■ Problem to work on: Would you write out the listing verbatim and skip every picture in it?

::::::

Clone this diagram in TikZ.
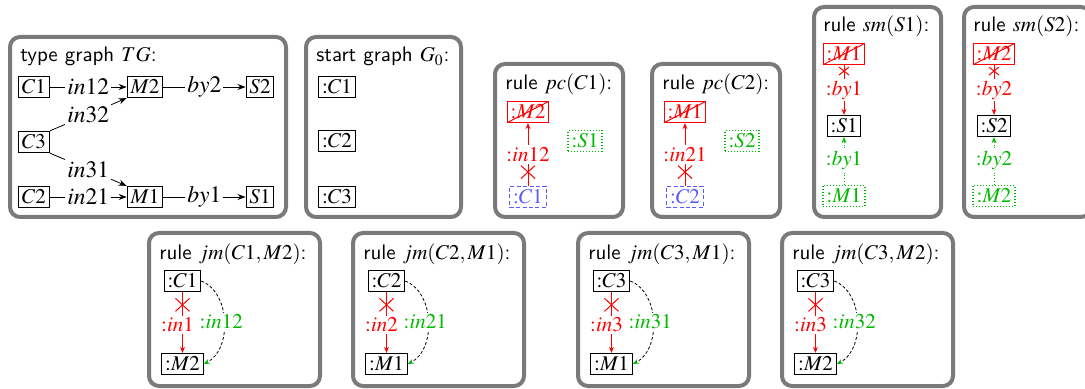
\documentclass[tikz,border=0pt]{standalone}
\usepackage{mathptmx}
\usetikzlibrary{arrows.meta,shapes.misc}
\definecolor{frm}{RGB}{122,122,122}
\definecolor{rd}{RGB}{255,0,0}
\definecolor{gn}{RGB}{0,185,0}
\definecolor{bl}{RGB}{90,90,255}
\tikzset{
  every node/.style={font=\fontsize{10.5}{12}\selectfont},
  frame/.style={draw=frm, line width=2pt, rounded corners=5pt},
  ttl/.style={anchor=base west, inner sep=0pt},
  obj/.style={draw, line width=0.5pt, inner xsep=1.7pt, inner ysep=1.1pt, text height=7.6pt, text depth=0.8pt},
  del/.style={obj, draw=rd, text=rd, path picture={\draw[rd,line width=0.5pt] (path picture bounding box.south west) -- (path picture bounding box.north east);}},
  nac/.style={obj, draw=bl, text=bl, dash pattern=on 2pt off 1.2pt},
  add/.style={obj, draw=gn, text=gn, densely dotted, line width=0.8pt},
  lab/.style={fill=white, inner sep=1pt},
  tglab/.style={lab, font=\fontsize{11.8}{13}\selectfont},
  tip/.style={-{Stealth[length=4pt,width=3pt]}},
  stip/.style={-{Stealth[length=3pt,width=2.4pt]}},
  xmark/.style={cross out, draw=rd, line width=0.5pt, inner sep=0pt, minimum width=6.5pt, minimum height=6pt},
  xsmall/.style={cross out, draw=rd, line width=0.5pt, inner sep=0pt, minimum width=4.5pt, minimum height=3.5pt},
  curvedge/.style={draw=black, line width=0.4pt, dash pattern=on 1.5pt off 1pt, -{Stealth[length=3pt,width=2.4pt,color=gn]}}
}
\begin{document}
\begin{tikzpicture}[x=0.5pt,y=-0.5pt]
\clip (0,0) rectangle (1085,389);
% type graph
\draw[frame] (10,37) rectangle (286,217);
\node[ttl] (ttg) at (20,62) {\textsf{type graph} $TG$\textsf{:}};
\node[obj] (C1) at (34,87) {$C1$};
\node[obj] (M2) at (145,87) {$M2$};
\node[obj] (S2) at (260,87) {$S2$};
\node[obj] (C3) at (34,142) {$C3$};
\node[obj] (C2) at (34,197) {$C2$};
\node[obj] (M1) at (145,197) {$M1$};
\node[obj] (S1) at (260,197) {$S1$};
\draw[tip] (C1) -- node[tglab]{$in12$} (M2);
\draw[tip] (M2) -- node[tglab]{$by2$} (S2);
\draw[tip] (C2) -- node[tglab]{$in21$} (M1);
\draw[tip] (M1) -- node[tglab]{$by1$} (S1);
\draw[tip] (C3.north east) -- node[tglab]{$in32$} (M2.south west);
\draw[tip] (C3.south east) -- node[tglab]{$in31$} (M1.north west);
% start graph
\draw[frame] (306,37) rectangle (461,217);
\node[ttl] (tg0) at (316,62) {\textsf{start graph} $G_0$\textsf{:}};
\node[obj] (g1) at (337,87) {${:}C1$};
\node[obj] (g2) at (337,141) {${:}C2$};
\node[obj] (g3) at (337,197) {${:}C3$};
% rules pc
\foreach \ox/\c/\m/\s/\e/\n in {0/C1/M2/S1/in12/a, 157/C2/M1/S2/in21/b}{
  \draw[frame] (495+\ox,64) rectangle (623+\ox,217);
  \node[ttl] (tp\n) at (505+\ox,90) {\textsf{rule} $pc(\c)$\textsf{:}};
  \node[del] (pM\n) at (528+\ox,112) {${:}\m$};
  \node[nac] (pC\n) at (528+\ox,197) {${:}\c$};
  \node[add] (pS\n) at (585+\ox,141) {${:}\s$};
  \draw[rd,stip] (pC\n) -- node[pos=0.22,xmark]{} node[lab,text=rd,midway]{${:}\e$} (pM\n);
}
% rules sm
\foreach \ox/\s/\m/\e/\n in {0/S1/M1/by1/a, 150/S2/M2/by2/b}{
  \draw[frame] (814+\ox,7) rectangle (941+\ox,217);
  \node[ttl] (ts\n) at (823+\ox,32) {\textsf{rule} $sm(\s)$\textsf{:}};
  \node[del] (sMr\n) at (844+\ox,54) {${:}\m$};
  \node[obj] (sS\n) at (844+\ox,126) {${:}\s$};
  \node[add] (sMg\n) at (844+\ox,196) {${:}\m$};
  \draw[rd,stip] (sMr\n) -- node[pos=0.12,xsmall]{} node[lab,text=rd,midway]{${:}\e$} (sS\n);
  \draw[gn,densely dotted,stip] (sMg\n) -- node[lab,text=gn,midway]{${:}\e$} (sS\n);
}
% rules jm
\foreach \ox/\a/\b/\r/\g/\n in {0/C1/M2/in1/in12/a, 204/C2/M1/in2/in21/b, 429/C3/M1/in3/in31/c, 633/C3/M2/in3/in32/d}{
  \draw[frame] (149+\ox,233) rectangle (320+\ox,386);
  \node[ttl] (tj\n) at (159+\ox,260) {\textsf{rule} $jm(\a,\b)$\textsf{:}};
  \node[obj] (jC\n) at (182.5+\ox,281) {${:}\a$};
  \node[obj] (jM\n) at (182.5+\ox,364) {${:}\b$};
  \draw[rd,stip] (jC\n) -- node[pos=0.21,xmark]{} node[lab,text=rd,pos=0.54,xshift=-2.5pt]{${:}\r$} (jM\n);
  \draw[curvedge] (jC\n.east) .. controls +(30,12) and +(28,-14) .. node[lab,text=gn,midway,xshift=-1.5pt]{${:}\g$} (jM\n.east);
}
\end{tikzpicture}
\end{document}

::::::

■ Exercise answer:
Clone this diagram in TikZ.
\documentclass[tikz,border=0pt]{standalone}
\usepackage{mathptmx}
\usetikzlibrary{arrows.meta,shapes.misc}
\definecolor{frm}{RGB}{122,122,122}
\definecolor{rd}{RGB}{255,0,0}
\definecolor{gn}{RGB}{0,185,0}
\definecolor{bl}{RGB}{90,90,255}
\tikzset{
  every node/.style={font=\fontsize{10.5}{12}\selectfont},
  frame/.style={draw=frm, line width=2pt, rounded corners=5pt},
  ttl/.style={anchor=base west, inner sep=0pt},
  obj/.style={draw, line width=0.5pt, inner xsep=1.7pt, inner ysep=1.1pt, text height=7.6pt, text depth=0.8pt},
  del/.style={obj, draw=rd, text=rd, path picture={\draw[rd,line width=0.5pt] (path picture bounding box.south west) -- (path picture bounding box.north east);}},
  nac/.style={obj, draw=bl, text=bl, dash pattern=on 2pt off 1.2pt},
  add/.style={obj, draw=gn, text=gn, densely dotted, line width=0.8pt},
  lab/.style={fill=white, inner sep=1pt},
  tglab/.style={lab, font=\fontsize{11.8}{13}\selectfont},
  tip/.style={-{Stealth[length=4pt,width=3pt]}},
  stip/.style={-{Stealth[length=3pt,width=2.4pt]}},
  xmark/.style={cross out, draw=rd, line width=0.5pt, inner sep=0pt, minimum width=6.5pt, minimum height=6pt},
  xsmall/.style={cross out, draw=rd, line width=0.5pt, inner sep=0pt, minimum width=4.5pt, minimum height=3.5pt},
  curvedge/.style={draw=black, line width=0.4pt, dash pattern=on 1.5pt off 1pt, -{Stealth[length=3pt,width=2.4pt,color=gn]}}
}
\begin{document}
\begin{tikzpicture}[x=0.5pt,y=-0.5pt]
\clip (0,0) rectangle (1085,389);
% type graph
\draw[frame] (10,37) rectangle (286,217);
\node[ttl] (ttg) at (20,62) {\textsf{type graph} $TG$\textsf{:}};
\node[obj] (C1) at (34,87) {$C1$};
\node[obj] (M2) at (145,87) {$M2$};
\node[obj] (S2) at (260,87) {$S2$};
\node[obj] (C3) at (34,142) {$C3$};
\node[obj] (C2) at (34,197) {$C2$};
\node[obj] (M1) at (145,197) {$M1$};
\node[obj] (S1) at (260,197) {$S1$};
\draw[tip] (C1) -- node[tglab]{$in12$} (M2);
\draw[tip] (M2) -- node[tglab]{$by2$} (S2);
\draw[tip] (C2) -- node[tglab]{$in21$} (M1);
\draw[tip] (M1) -- node[tglab]{$by1$} (S1);
\draw[tip] (C3.north east) -- node[tglab]{$in32$} (M2.south west);
\draw[tip] (C3.south east) -- node[tglab]{$in31$} (M1.north west);
% start graph
\draw[frame] (306,37) rectangle (461,217);
\node[ttl] (tg0) at (316,62) {\textsf{start graph} $G_0$\textsf{:}};
\node[obj] (g1) at (337,87) {${:}C1$};
\node[obj] (g2) at (337,141) {${:}C2$};
\node[obj] (g3) at (337,197) {${:}C3$};
% rules pc
\foreach \ox/\c/\m/\s/\e/\n in {0/C1/M2/S1/in12/a, 157/C2/M1/S2/in21/b}{
  \draw[frame] (495+\ox,64) rectangle (623+\ox,217);
  \node[ttl] (tp\n) at (505+\ox,90) {\textsf{rule} $pc(\c)$\textsf{:}};
  \node[del] (pM\n) at (528+\ox,112) {${:}\m$};
  \node[nac] (pC\n) at (528+\ox,197) {${:}\c$};
  \node[add] (pS\n) at (585+\ox,141) {${:}\s$};
  \draw[rd,stip] (pC\n) -- node[pos=0.22,xmark]{} node[lab,text=rd,midway]{${:}\e$} (pM\n);
}
% rules sm
\foreach \ox/\s/\m/\e/\n in {0/S1/M1/by1/a, 150/S2/M2/by2/b}{
  \draw[frame] (814+\ox,7) rectangle (941+\ox,217);
  \node[ttl] (ts\n) at (823+\ox,32) {\textsf{rule} $sm(\s)$\textsf{:}};
  \node[del] (sMr\n) at (844+\ox,54) {${:}\m$};
  \node[obj] (sS\n) at (844+\ox,126) {${:}\s$};
  \node[add] (sMg\n) at (844+\ox,196) {${:}\m$};
  \draw[rd,stip] (sMr\n) -- node[pos=0.12,xsmall]{} node[lab,text=rd,midway]{${:}\e$} (sS\n);
  \draw[gn,densely dotted,stip] (sMg\n) -- node[lab,text=gn,midway]{${:}\e$} (sS\n);
}
% rules jm
\foreach \ox/\a/\b/\r/\g/\n in {0/C1/M2/in1/in12/a, 204/C2/M1/in2/in21/b, 429/C3/M1/in3/in31/c, 633/C3/M2/in3/in32/d}{
  \draw[frame] (149+\ox,233) rectangle (320+\ox,386);
  \node[ttl] (tj\n) at (159+\ox,260) {\textsf{rule} $jm(\a,\b)$\textsf{:}};
  \node[obj] (jC\n) at (182.5+\ox,281) {${:}\a$};
  \node[obj] (jM\n) at (182.5+\ox,364) {${:}\b$};
  \draw[rd,stip] (jC\n) -- node[pos=0.21,xmark]{} node[lab,text=rd,pos=0.54,xshift=-2.5pt]{${:}\r$} (jM\n);
  \draw[curvedge] (jC\n.east) .. controls +(30,12) and +(28,-14) .. node[lab,text=gn,midway,xshift=-1.5pt]{${:}\g$} (jM\n.east);
}
\end{tikzpicture}
\end{document}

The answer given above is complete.